This channel predicts there will be a recession by the end of 2023. This is a short piece covering bank collapses, the UK budget and economic theories.
3 major banks have recently collapsed, drawing parallels with 2008. Silvergate Bank, on the 8th March. Silicon Valley Bank on the 10th. And Signature Bank on the 12th. The US, UK and EU regulators state these banks were special cases, unlikely to be repeated, but this is what they would say, as after all their role is to reassure and stabilize. The fact is more banks and companies are likely to collapse in the coming months. Credit Suisse today alone, Wednesday 15th March, has lost a massive 20% of its stock- value and looks very unstable, with Saudi backers refusing to invest any more capital. These collapses, I predict, will snowball into a financial crisis albeit less severe than that of 2008.
The UK Conservative Chancellor the Exchequer Jeremy Hunt released his Spring Budget today which was generally sensible and should be praised for its moderation. However it is simply outside the power of any one government to stop the boom and bust cycle of capitalism. It points out government success in combating inflation, with only 2.9% predicted by the OBR by December. It also keeps the Energy Price Guarantee at £2500 till June, saving hard-working British families millions, sets up Great British Nuclear, keeps the freeze on fuel duty, and granting a package of measures designed to get long-term sick, universal credit claimants, older workers and parents with children under 3 back to work. Time will tell how effective it is.

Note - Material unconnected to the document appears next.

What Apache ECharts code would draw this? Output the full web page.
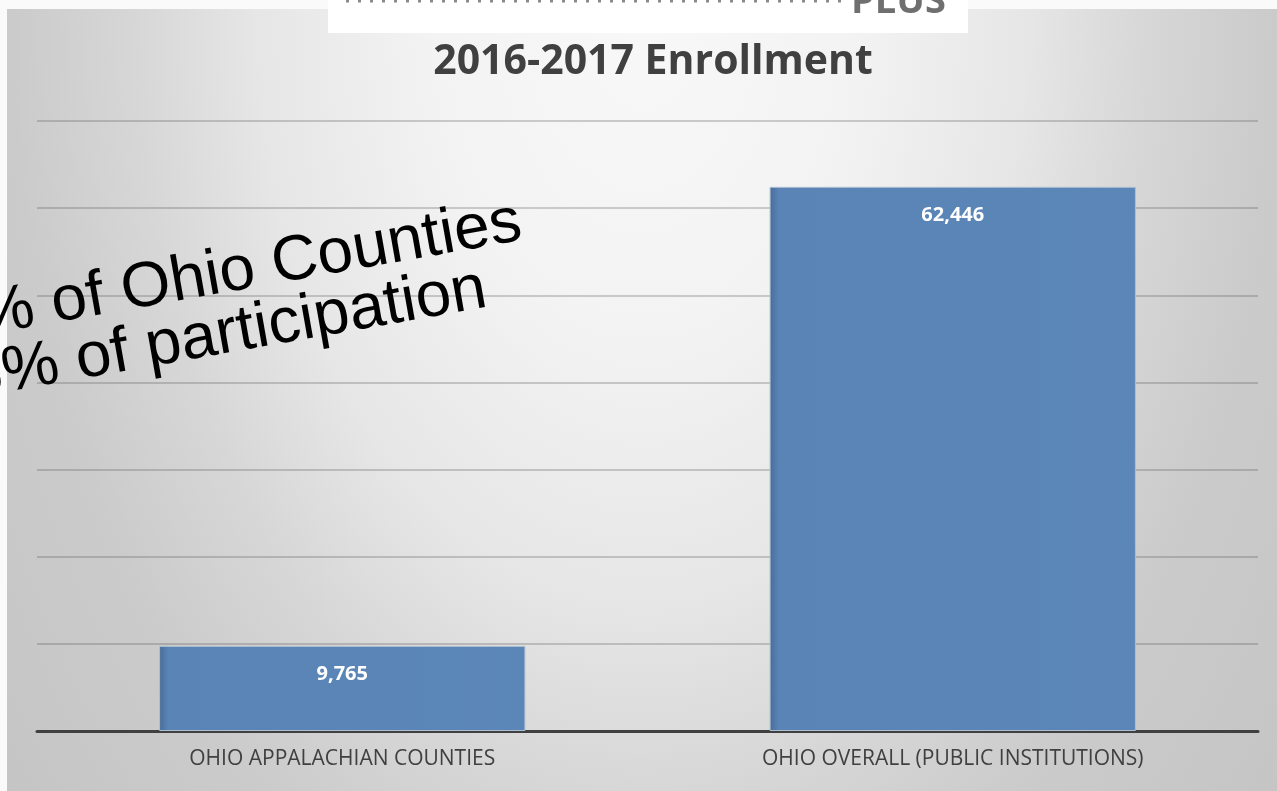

The main reason I believe a recession will happen this year is because of critically low consumer confidence and overleveraged businesses. The British economist John Maynard Keynes explained that the business cycle of peaks and troughs was largely down to people’s ‘animal spirits’ and right now those spirits have much to be bleak about. Ukraine, the cost of living crisis, China and the trigger for a crisis of confidence could well be Silicon Valley Bank. Furthermore, the US economist Hyman Minsky, popular since the financial crisis, stated that after crashes capitalism starts cautious, but then as time passes it becomes more daring, and eventually reckless and engages in speculation which results in another crash. The process is driven by complacency mixed with greed. The speculation is crypto and the crash should be soon.
Now I would like to say that my prediction, like all economic predictions, should be treated with caution. Other than the commonsense idea that economics deals with people, and people are inherently unpredictable, there are weightier intellectual arguments. Nicholas Taleb argues that the events that really shape our world are Black Swans, unforeseeable, catastrophic happenings that are then retrospectively written about. And US economist John Muth with his theory of Rational Expectations says people’s expectations about the future determines whether, say, the price of a product will rise, or whether the whole economy will remain healthy. Maybe people will continue to be optimistic despite the overleveraged, financialised nature of our current economy. In which case a recession may not happen for some years.
One thing is for sure, caution in all things is an essential conservative trait that people and governments would do well to adopt.